As for The Scorpion King 2: Rise of a Warrior the movie, it's isn't very good. On the whole, the production resembles a Sci-Fi Channel movie. (Do you think that it irks the Sci-Fi Channel people that the term "Sci-Fi Channel movie" automatically conjures a negative image?) Director Russell Mulcahy (who was once one of Australia's most promising filmmakers) does what he can with the film's low-budget and he does deliver some pithy action scenes. The overall look of the film ranges from good (set design) to bad (obvious green-screen effects). At 109 minutes, the movie runs too long, and a scene involving an arena full of peasants who are in danger just keeps going and going. And we learn that the cheapest villain is an invisible villain.
The script offers a truly mixed bag as well. The writer of Speed 2: Cruise Control delivers a story which is filled with cliches and anachronisms.
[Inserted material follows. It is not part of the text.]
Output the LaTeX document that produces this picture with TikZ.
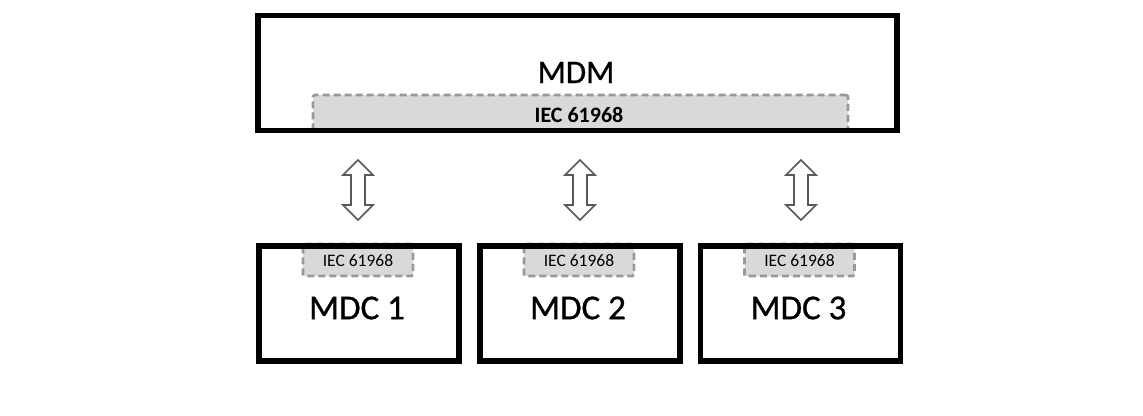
\documentclass[tikz,border=0pt]{standalone}
\usepackage{fontspec}
\setmainfont{Carlito}
\newfontfamily\heavyfont[FakeBold=0.8]{Carlito}
\usetikzlibrary{calc}
\begin{document}
\begin{tikzpicture}[x=1pt,y=-1pt,
  boxfill/.style={fill=white, inner sep=0pt, minimum height=115pt},
  boxline/.style={draw=black, line width=5.5pt, line join=miter},
  iecbox/.style={draw=black!40, fill=black!15, dash pattern=on 7pt off 4pt, line width=2.6pt, rounded corners=1.5pt, inner sep=0pt},
  bigtxt/.style={inner sep=0pt, font=\heavyfont\fontsize{35pt}{40pt}\selectfont},
  smalltxt/.style={inner sep=0pt, font=\fontsize{17.5pt}{20pt}\selectfont},
  midtxt/.style={inner sep=0pt, font=\bfseries\fontsize{22pt}{26pt}\selectfont},
  darrow/.style={draw=black!65, line width=1.6pt, fill=white, line join=miter}
]
\useasboundingbox (0,0) rectangle (1143,415);

% MDM
\node[boxfill, minimum width=639pt] (mdm) at (577.5,73) {};
\node[iecbox, minimum width=535pt, minimum height=36pt] (iecmdm) at (580.5,113) {};
\draw[boxline] (mdm.north west) rectangle (mdm.south east);
\node[bigtxt, font=\heavyfont\fontsize{33pt}{38pt}\selectfont] (mdmtxt) at (576,72.5) {MDM};
\node[midtxt] (iecmdmtxt) at (579,115) {IEC 61968};

% MDC boxes
\foreach \i/\x in {1/359,2/580,3/800.5}{
  \node[boxfill, minimum width=200pt] (mdc\i) at (\x,303.5) {};
  \node[iecbox, minimum width=110pt, minimum height=32pt] (iec\i) at (\x-1,260) {};
  \draw[boxline] (mdc\i.north west) rectangle (mdc\i.south east);
  \node[smalltxt] (iectxt\i) at (\x-1,260.5) {IEC 61968};
  \node[bigtxt] (mdctxt\i) at (\x-2,308) {MDC \i};
}

% double arrows
\foreach \i/\x in {1/358,2/580,3/801}{
  \coordinate (c\i) at (\x,190);
  \draw[darrow] ($(c\i)+(0,-30)$) -- ++(15,15) -- ++(-8,0) -- ++(0,30) -- ++(8,0)
     -- ++(-15,15) -- ++(-15,-15) -- ++(8,0) -- ++(0,-30) -- ++(-8,0) -- cycle;
}
\end{tikzpicture}
\end{document}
The first act of the film feels very familiar and most viewers will be tempted to fast-forward or turn the movie off all together. However, the film's mid-section veers away from the sort of narrative set up by The Scorpion King and begins to resemble something more akin to Clash of the Titans. The introduction of Ari brings mythology into the film and Mathayus' quest suddenly seems like something that one would see on Hercules or Xena. Taking the film into more of a fantasy direction is a nice attempt to bring something fresh and new to the series. (Although, to be honest, it all feels familiar.)
I honestly didn't expect much from The Scorpion King 2: Rise of a Warrior, so the fact that the second act of the film was actually interesting came as a great surprise. The film is never able to overcome the fact it's a low-budget prequel and wrestler Randy Couture doesn't have the screen presence of The Rock (now, a rock...that's a different story), but those who miss the "sorcery" in "sword and sorcery" films may find something to like here.
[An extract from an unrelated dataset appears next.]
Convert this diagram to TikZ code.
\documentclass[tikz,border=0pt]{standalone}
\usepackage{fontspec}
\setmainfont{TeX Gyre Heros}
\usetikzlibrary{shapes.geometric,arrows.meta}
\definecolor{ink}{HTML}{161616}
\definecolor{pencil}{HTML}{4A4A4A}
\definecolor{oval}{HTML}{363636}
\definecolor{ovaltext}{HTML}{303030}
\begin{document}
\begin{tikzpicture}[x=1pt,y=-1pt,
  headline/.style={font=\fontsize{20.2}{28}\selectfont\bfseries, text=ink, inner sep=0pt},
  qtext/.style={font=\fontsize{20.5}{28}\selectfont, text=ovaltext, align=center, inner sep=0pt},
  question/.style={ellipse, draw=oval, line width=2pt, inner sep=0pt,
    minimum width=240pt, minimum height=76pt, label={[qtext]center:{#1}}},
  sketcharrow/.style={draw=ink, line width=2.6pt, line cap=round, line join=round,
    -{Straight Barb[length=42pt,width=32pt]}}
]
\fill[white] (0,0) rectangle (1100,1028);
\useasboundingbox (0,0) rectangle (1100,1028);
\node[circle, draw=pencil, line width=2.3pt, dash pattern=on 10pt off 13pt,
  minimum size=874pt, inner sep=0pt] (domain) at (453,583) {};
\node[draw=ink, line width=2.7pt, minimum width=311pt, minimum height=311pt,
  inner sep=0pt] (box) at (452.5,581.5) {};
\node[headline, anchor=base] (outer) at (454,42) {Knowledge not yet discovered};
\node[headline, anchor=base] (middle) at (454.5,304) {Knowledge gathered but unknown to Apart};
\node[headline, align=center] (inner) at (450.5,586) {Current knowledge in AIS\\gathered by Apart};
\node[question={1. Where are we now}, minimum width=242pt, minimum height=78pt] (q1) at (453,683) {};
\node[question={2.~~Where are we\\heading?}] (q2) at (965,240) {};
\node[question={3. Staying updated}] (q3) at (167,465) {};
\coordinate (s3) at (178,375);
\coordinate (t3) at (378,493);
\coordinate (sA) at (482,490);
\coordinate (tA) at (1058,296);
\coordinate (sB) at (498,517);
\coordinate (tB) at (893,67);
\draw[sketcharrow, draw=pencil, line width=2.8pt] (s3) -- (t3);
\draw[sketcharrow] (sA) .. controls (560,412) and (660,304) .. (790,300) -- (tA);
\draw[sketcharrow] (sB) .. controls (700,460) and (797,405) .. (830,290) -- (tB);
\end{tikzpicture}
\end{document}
The Scorpion King 2: Rise of a Warrior stings DVD courtesy of Universal Studios Home Entertainment. The film has been letterboxed at 1.78:1 and the transfer is enhanced for 16 x 9 TVs. The image is sharp and clear, showing very little grain and no defects from the source materials. There are several scenes which take place in the bright desert, so the lack of grain is a good sign. The colors look fine and the image is never overly bright. The image is somewhat soft at times and lacks in detail. The DVD carries a Dolby Digital 5.1 audio track which provides clear dialogue and sound effects. The track offers some impressive and highly detailed surround sound during the action scenes, and I was quite taken with the specific noises coming from the rear channels. The stereo effects are good as well, and the battles provide nice bass response.
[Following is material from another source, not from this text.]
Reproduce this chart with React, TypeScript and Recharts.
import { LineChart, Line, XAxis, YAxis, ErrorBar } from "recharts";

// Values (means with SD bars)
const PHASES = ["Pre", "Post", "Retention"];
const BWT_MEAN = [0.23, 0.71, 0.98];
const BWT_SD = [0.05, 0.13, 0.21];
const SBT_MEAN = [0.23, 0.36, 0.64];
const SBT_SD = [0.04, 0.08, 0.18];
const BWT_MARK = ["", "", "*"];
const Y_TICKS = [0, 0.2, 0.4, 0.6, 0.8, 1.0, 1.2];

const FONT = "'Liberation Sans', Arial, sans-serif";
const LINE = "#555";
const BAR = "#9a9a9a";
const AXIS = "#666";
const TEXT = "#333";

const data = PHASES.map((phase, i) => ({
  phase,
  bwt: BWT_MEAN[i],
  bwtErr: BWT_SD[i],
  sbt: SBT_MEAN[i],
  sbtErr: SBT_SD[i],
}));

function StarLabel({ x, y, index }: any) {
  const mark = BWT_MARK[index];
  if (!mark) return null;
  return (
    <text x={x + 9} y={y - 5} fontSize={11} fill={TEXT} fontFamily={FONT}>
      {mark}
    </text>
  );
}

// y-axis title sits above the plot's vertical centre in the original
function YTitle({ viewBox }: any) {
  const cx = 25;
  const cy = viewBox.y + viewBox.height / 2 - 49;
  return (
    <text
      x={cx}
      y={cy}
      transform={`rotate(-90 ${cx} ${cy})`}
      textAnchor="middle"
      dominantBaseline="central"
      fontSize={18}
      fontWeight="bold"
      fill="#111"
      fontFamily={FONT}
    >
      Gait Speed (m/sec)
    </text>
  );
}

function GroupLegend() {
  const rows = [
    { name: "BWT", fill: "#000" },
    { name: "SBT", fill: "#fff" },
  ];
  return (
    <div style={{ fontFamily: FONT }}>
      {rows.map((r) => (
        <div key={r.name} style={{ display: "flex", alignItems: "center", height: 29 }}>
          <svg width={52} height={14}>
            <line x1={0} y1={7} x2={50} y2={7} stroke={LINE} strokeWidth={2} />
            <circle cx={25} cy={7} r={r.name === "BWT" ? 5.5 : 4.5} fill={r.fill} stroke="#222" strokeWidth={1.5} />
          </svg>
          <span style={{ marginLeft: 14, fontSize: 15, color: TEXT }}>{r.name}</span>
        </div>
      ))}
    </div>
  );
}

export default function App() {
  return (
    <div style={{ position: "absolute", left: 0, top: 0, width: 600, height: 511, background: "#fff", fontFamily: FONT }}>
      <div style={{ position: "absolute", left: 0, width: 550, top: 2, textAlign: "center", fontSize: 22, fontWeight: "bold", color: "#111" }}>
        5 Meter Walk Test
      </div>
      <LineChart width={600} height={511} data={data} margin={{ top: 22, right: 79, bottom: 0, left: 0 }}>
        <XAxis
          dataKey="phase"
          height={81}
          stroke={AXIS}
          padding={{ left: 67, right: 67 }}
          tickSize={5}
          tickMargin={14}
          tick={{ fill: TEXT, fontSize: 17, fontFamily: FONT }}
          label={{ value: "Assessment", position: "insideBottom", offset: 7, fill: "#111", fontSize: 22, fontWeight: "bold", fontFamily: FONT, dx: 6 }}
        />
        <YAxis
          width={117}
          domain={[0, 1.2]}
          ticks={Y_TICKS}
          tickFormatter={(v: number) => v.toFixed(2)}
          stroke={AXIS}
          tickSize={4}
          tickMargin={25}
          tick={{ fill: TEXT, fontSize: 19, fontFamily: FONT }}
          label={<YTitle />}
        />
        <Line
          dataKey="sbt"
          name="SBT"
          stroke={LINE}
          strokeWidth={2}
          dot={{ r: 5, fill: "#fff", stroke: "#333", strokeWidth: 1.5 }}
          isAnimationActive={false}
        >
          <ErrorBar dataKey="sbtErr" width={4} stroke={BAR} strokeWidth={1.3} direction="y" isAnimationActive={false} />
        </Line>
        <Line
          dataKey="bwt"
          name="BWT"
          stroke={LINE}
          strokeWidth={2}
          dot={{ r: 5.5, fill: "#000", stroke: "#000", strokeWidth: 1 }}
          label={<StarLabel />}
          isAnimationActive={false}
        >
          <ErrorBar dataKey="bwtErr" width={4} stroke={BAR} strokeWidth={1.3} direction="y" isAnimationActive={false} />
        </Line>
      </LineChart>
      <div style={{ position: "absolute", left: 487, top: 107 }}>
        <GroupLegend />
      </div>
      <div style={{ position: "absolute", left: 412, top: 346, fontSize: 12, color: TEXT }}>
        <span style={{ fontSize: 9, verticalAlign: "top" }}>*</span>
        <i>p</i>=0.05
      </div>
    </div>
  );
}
The Scorpion King 2: Rise of a Warrior DVD has a surprising amount of extras for direct-to-DVD release. The DVD contains 7 DELETED SCENES, which run about 5 minutes. All of these scenes are brief and don't add anything new. Next up is a 2-minute GAG REEL. "The Making of The Scorpion King 2: Rise of a Warrior" (14 minutes) contains on-set interviews with the cast and filmmakers. There is also a good deal of behind-the-scene footage, as the participants talk about working in South Africa and making the film. "Fight Like an Akkadian: Black Scorpion Training Camp" (6 minutes) has comments from stunt coordinator Mo Marais and shows the actors practicing their moves and rehearsing the fights. "Becoming Sargon: One on One with Randy Couture" (4 minutes) features an interview with wrestler. Karen David and Natalie Becker talk about their characters in "On the Set with the Beautiful Leading Ladies" (4 minutes). "Creating a Whole New World" (8 minutes) examines the production design and sets of the film. Production Designer Tom Hannam walks us through the sets. "The Visual Effects of The Scorpion King 2: Rise of a Warrior" (7 minutes) shows us how artificial locations and visual trickery added to the film.
Universal Studios Home Entertainment has also brought The Scorpion King 2: Rise of a Warrior toBlu-ray Disc. (This is Universal's first day-and-date Blu-ray and DVD release.) The film is letterboxed at 1.78:1 and the Disc contains a VC-1 1080p HD transfer which runs at an average of 20 Mbps. The image looks quite good, as it's notably sharp and clear. There is no grain to be had, nor any defects from the source material. The image has a nice amount of detail and the landscape shots show good depth. The image is never overly dark or bright, and the colors look fantastic. The Disc offers a DTS-HD Master Audio 5.1 track which runs at 48 kHz and an average of 4.5 Mbps. The track provides clear dialogue and sound effects. As with the DVD, the amount of detail on the track is very impressive, but even more so here. This track allows us to hear many minute sounds, and the speaker separation is great. The action scenes provide a wealth of stereo, surround, and subwoofer effects. Not as good as the tracks on The Mummy Blu-rays, but for a film like this, impressive.
There are no extra features whatsoever on the Blu-ray Disc.